# What to work on
Extract each line of the material that follows exactly and omit its pictures.

# Recorded data

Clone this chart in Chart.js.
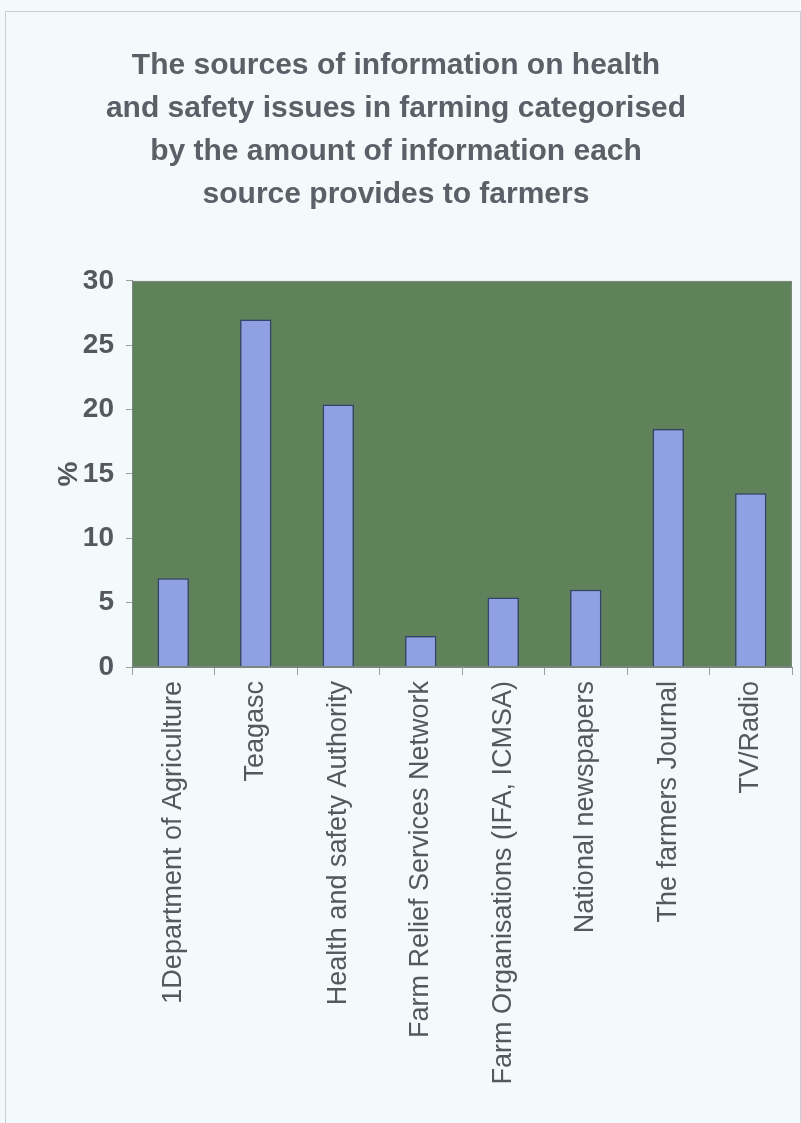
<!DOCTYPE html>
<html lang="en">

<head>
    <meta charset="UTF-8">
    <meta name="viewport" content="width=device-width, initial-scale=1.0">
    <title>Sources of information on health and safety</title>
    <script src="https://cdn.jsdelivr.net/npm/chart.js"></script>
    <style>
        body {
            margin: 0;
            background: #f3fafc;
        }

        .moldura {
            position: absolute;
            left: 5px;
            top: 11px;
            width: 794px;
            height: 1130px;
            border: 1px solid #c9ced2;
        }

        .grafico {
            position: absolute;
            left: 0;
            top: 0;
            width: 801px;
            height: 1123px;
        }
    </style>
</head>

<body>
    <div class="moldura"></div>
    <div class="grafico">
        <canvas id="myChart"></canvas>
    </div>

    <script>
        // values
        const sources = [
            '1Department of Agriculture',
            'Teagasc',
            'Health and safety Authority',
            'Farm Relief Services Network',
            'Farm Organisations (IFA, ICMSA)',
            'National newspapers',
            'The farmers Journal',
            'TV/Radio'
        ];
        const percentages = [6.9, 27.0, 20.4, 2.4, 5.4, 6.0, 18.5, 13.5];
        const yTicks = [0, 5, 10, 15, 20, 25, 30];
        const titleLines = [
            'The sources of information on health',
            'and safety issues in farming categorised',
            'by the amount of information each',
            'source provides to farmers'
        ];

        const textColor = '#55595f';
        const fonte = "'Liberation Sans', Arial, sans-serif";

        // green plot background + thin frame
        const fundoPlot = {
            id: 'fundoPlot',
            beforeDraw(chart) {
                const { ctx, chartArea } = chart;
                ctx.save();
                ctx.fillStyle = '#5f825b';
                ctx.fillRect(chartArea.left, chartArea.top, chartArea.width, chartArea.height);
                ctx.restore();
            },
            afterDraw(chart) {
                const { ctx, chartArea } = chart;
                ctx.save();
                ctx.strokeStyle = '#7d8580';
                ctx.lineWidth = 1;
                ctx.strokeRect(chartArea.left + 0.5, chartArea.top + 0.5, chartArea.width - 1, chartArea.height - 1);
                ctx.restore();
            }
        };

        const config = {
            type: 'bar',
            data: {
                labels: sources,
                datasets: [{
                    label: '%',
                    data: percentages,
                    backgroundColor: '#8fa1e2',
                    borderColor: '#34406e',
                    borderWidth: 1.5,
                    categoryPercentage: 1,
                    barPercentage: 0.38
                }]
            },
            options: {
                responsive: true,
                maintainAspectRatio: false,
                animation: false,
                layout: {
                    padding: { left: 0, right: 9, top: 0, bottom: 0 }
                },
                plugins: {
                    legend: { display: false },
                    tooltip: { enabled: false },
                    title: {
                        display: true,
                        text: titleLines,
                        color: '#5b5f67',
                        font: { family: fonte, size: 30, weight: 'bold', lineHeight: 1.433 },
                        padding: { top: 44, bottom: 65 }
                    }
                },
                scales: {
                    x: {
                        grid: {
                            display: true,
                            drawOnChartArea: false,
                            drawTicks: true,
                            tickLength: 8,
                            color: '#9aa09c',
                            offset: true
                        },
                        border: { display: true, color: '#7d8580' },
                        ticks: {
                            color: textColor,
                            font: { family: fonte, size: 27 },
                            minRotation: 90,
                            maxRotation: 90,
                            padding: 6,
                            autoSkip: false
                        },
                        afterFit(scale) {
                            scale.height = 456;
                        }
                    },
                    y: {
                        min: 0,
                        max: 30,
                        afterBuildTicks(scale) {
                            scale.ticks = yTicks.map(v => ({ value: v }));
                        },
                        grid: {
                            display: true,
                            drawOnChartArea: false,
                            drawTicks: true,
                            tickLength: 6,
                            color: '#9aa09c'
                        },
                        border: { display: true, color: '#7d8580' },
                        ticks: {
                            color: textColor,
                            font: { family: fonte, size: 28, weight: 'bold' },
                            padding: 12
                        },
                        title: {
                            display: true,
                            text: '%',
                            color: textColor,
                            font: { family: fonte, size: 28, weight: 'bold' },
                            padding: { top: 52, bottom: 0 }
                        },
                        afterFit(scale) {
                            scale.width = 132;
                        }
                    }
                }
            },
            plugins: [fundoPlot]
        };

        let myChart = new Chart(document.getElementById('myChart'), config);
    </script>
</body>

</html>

# Task answer
Clone this chart in Chart.js.
<!DOCTYPE html>
<html lang="en">

<head>
    <meta charset="UTF-8">
    <meta name="viewport" content="width=device-width, initial-scale=1.0">
    <title>Sources of information on health and safety</title>
    <script src="https://cdn.jsdelivr.net/npm/chart.js"></script>
    <style>
        body {
            margin: 0;
            background: #f3fafc;
        }

        .moldura {
            position: absolute;
            left: 5px;
            top: 11px;
            width: 794px;
            height: 1130px;
            border: 1px solid #c9ced2;
        }

        .grafico {
            position: absolute;
            left: 0;
            top: 0;
            width: 801px;
            height: 1123px;
        }
    </style>
</head>

<body>
    <div class="moldura"></div>
    <div class="grafico">
        <canvas id="myChart"></canvas>
    </div>

    <script>
        // values
        const sources = [
            '1Department of Agriculture',
            'Teagasc',
            'Health and safety Authority',
            'Farm Relief Services Network',
            'Farm Organisations (IFA, ICMSA)',
            'National newspapers',
            'The farmers Journal',
            'TV/Radio'
        ];
        const percentages = [6.9, 27.0, 20.4, 2.4, 5.4, 6.0, 18.5, 13.5];
        const yTicks = [0, 5, 10, 15, 20, 25, 30];
        const titleLines = [
            'The sources of information on health',
            'and safety issues in farming categorised',
            'by the amount of information each',
            'source provides to farmers'
        ];

        const textColor = '#55595f';
        const fonte = "'Liberation Sans', Arial, sans-serif";

        // green plot background + thin frame
        const fundoPlot = {
            id: 'fundoPlot',
            beforeDraw(chart) {
                const { ctx, chartArea } = chart;
                ctx.save();
                ctx.fillStyle = '#5f825b';
                ctx.fillRect(chartArea.left, chartArea.top, chartArea.width, chartArea.height);
                ctx.restore();
            },
            afterDraw(chart) {
                const { ctx, chartArea } = chart;
                ctx.save();
                ctx.strokeStyle = '#7d8580';
                ctx.lineWidth = 1;
                ctx.strokeRect(chartArea.left + 0.5, chartArea.top + 0.5, chartArea.width - 1, chartArea.height - 1);
                ctx.restore();
            }
        };

        const config = {
            type: 'bar',
            data: {
                labels: sources,
                datasets: [{
                    label: '%',
                    data: percentages,
                    backgroundColor: '#8fa1e2',
                    borderColor: '#34406e',
                    borderWidth: 1.5,
                    categoryPercentage: 1,
                    barPercentage: 0.38
                }]
            },
            options: {
                responsive: true,
                maintainAspectRatio: false,
                animation: false,
                layout: {
                    padding: { left: 0, right: 9, top: 0, bottom: 0 }
                },
                plugins: {
                    legend: { display: false },
                    tooltip: { enabled: false },
                    title: {
                        display: true,
                        text: titleLines,
                        color: '#5b5f67',
                        font: { family: fonte, size: 30, weight: 'bold', lineHeight: 1.433 },
                        padding: { top: 44, bottom: 65 }
                    }
                },
                scales: {
                    x: {
                        grid: {
                            display: true,
                            drawOnChartArea: false,
                            drawTicks: true,
                            tickLength: 8,
                            color: '#9aa09c',
                            offset: true
                        },
                        border: { display: true, color: '#7d8580' },
                        ticks: {
                            color: textColor,
                            font: { family: fonte, size: 27 },
                            minRotation: 90,
                            maxRotation: 90,
                            padding: 6,
                            autoSkip: false
                        },
                        afterFit(scale) {
                            scale.height = 456;
                        }
                    },
                    y: {
                        min: 0,
                        max: 30,
                        afterBuildTicks(scale) {
                            scale.ticks = yTicks.map(v => ({ value: v }));
                        },
                        grid: {
                            display: true,
                            drawOnChartArea: false,
                            drawTicks: true,
                            tickLength: 6,
                            color: '#9aa09c'
                        },
                        border: { display: true, color: '#7d8580' },
                        ticks: {
                            color: textColor,
                            font: { family: fonte, size: 28, weight: 'bold' },
                            padding: 12
                        },
                        title: {
                            display: true,
                            text: '%',
                            color: textColor,
                            font: { family: fonte, size: 28, weight: 'bold' },
                            padding: { top: 52, bottom: 0 }
                        },
                        afterFit(scale) {
                            scale.width = 132;
                        }
                    }
                }
            },
            plugins: [fundoPlot]
        };

        let myChart = new Chart(document.getElementById('myChart'), config);
    </script>
</body>

</html>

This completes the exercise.